» **EXERCISE DETAILS**
Copy exactly, and only, the lines between the start of the entries below and the line containing "import plotly.graph_objects as go", both inclusive. Omit pictures.

» **Figure scripts**
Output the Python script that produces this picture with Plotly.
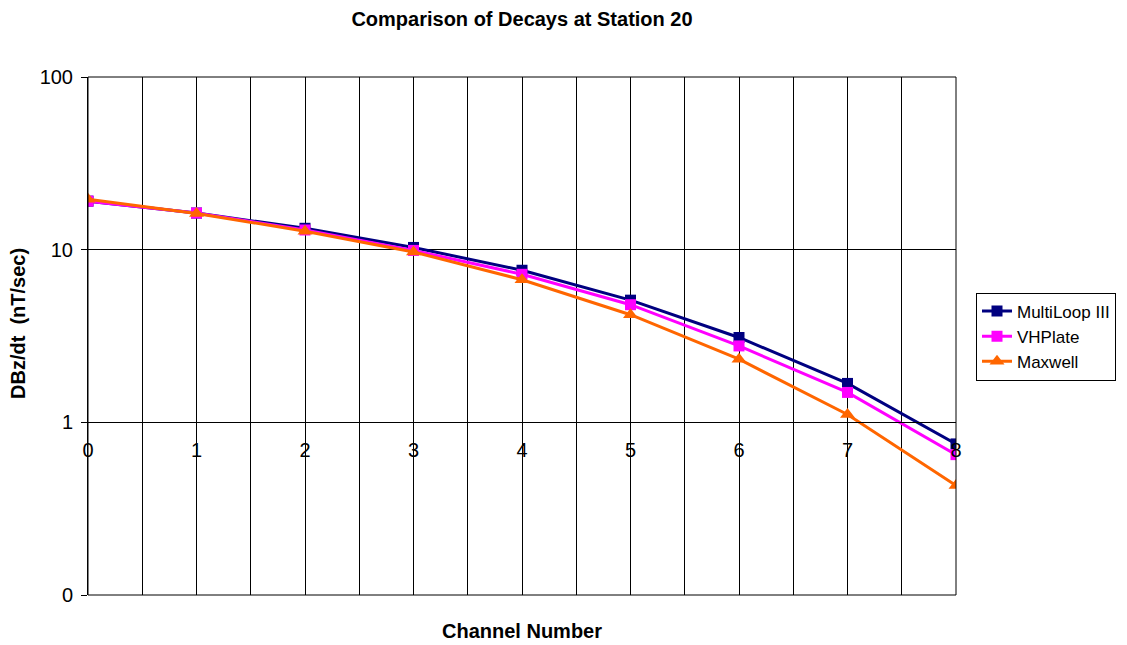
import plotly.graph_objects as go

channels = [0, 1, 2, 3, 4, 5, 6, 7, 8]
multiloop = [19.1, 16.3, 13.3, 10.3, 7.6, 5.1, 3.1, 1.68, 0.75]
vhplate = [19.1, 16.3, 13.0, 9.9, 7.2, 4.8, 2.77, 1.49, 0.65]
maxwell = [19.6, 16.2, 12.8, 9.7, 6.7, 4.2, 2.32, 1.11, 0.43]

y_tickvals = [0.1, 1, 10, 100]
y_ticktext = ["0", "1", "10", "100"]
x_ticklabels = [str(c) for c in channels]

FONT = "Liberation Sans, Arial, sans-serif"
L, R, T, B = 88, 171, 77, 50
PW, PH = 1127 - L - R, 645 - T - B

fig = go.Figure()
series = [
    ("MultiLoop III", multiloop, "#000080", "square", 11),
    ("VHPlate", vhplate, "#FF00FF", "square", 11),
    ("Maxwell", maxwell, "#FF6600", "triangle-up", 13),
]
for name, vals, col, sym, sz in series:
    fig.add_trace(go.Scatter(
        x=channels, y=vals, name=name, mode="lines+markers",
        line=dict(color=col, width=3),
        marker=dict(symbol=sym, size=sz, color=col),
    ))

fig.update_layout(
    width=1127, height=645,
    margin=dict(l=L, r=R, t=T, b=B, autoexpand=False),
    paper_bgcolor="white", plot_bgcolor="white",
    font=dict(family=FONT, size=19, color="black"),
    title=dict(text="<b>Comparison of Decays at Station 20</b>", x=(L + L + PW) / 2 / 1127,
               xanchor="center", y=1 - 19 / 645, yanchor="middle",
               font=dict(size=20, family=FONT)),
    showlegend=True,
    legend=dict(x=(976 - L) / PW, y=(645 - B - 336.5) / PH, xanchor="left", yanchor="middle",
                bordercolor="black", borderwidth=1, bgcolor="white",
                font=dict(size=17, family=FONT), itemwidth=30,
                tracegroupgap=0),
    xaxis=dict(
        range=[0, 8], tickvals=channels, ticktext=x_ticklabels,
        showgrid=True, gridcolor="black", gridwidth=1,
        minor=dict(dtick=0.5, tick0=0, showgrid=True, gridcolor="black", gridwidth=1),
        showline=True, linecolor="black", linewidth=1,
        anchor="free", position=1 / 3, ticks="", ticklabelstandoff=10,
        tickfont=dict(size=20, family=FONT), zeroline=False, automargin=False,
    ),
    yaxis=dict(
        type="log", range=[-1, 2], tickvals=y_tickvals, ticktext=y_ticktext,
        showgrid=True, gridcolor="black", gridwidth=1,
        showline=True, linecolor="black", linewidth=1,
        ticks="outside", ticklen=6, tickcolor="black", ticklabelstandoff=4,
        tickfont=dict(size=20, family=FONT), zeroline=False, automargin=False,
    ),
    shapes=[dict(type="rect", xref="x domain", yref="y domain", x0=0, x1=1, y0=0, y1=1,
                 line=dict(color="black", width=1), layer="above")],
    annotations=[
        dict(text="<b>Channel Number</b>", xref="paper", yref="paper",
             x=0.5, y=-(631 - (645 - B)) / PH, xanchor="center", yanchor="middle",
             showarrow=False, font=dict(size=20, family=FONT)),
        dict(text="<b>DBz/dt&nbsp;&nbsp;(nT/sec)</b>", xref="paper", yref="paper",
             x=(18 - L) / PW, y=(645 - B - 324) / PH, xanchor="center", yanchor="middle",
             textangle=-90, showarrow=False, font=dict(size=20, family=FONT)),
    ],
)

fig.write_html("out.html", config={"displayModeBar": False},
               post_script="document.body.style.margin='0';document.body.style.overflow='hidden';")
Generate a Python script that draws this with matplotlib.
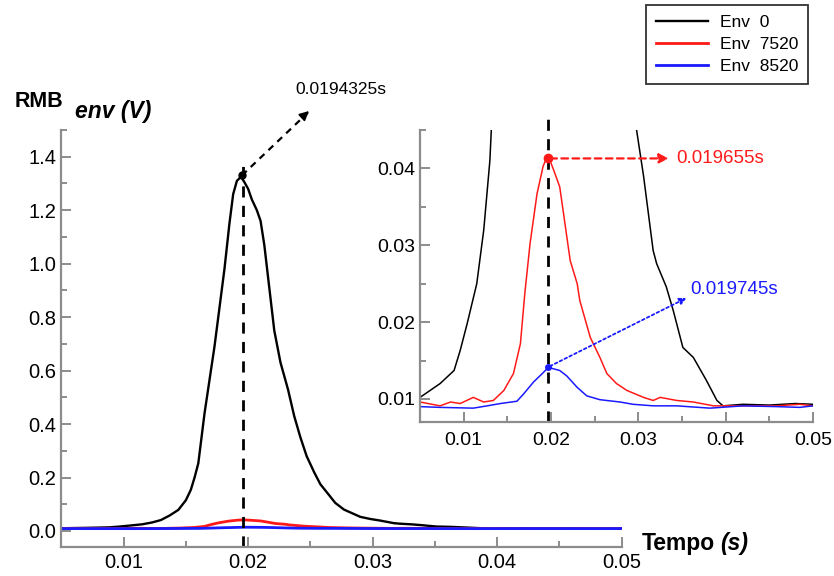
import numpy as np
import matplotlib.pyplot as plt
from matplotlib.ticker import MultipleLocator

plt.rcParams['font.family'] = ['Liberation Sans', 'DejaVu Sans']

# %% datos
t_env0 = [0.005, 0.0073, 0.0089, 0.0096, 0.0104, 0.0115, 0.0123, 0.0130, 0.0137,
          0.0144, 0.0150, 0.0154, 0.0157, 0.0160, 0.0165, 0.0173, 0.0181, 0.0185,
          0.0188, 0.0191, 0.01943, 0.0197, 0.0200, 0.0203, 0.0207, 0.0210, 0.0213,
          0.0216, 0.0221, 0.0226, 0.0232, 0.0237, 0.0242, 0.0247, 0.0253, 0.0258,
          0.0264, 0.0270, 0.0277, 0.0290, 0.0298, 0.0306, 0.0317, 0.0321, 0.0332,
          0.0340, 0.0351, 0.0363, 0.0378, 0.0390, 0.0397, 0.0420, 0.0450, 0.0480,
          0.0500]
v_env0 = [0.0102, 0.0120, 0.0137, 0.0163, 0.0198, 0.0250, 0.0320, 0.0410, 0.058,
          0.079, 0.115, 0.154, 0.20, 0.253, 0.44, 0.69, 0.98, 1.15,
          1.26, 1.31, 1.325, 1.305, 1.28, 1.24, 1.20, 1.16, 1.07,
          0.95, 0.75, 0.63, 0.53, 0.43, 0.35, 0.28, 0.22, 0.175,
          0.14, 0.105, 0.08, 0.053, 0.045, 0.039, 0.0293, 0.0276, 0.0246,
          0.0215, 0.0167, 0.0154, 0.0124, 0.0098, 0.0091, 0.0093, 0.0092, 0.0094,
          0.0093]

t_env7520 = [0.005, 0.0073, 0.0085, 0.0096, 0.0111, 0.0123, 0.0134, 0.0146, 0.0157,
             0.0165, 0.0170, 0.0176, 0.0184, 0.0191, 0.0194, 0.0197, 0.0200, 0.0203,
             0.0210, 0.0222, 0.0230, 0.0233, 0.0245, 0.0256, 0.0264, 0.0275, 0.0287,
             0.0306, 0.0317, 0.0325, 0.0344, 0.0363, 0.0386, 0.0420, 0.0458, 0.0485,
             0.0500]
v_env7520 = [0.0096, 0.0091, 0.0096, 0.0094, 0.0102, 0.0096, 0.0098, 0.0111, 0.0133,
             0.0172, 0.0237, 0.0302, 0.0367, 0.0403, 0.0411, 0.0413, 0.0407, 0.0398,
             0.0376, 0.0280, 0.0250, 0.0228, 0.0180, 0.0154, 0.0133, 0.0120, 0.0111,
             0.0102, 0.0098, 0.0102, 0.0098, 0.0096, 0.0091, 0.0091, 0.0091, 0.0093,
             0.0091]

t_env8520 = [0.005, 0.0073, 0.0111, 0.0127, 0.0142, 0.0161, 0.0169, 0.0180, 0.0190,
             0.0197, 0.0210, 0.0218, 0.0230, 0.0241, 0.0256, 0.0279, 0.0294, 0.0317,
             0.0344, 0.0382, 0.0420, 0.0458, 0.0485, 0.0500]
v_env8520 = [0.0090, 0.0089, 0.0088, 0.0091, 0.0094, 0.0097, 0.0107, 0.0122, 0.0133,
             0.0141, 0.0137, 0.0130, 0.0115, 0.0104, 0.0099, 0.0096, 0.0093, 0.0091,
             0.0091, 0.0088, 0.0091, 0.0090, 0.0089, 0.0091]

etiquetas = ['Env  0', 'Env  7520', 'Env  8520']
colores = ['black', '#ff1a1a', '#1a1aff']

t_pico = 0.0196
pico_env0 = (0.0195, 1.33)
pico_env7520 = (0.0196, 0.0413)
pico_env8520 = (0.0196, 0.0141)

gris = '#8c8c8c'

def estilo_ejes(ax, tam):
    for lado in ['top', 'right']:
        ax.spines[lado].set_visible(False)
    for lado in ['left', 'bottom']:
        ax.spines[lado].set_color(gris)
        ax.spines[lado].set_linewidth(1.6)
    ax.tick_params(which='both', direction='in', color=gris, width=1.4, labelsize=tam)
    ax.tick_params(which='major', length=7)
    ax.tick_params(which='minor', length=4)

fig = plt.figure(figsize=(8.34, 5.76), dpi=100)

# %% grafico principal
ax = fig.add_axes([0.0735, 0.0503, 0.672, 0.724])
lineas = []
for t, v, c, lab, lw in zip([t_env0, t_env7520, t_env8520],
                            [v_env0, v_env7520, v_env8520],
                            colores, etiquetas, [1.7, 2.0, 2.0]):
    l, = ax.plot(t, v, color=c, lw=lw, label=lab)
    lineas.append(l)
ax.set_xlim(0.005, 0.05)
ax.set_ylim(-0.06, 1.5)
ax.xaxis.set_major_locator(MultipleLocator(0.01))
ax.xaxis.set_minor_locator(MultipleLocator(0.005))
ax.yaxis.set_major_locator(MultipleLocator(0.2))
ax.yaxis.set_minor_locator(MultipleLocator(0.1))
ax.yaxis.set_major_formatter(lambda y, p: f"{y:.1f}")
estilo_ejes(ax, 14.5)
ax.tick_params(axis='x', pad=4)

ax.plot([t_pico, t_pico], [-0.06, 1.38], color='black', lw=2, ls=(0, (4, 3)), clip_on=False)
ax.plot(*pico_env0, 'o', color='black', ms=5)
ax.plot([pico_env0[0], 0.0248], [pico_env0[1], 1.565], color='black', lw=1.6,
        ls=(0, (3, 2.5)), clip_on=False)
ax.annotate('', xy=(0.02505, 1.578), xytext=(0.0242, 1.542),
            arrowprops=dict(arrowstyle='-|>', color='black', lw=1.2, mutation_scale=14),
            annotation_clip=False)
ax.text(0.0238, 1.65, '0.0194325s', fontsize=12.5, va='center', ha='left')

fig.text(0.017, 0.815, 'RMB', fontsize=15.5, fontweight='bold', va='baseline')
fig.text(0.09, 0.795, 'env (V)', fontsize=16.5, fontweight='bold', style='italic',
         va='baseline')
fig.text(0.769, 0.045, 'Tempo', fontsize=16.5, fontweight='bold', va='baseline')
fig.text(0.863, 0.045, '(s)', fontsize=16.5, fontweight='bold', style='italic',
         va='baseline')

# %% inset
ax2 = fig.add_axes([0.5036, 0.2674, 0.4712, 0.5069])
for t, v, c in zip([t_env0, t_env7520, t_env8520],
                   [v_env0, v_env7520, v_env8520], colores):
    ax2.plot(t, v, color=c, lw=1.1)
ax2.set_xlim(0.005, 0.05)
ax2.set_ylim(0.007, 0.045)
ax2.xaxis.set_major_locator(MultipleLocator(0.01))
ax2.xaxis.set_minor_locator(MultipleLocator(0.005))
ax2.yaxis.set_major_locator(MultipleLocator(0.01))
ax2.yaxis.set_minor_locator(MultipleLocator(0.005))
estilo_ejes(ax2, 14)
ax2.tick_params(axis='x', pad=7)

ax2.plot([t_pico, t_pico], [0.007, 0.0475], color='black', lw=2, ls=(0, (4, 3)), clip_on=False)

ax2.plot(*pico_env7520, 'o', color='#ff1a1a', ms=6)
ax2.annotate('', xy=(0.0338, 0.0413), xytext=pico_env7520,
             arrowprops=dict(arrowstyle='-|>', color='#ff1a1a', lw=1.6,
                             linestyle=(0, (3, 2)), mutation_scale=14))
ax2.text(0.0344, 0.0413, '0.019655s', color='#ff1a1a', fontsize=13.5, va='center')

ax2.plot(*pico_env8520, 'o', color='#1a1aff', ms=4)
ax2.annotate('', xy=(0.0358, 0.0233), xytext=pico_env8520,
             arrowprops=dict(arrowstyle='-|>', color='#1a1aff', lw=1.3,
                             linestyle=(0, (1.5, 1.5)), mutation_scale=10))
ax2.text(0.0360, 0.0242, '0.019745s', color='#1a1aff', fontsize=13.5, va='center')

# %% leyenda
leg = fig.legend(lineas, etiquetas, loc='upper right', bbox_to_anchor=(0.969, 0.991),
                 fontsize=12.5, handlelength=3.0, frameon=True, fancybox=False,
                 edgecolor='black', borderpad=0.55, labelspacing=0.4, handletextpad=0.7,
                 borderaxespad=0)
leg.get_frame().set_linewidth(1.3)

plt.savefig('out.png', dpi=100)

» **ANSWER TO THIS EXERCISE**
Output the Python script that produces this picture with Plotly.
import plotly.graph_objects as go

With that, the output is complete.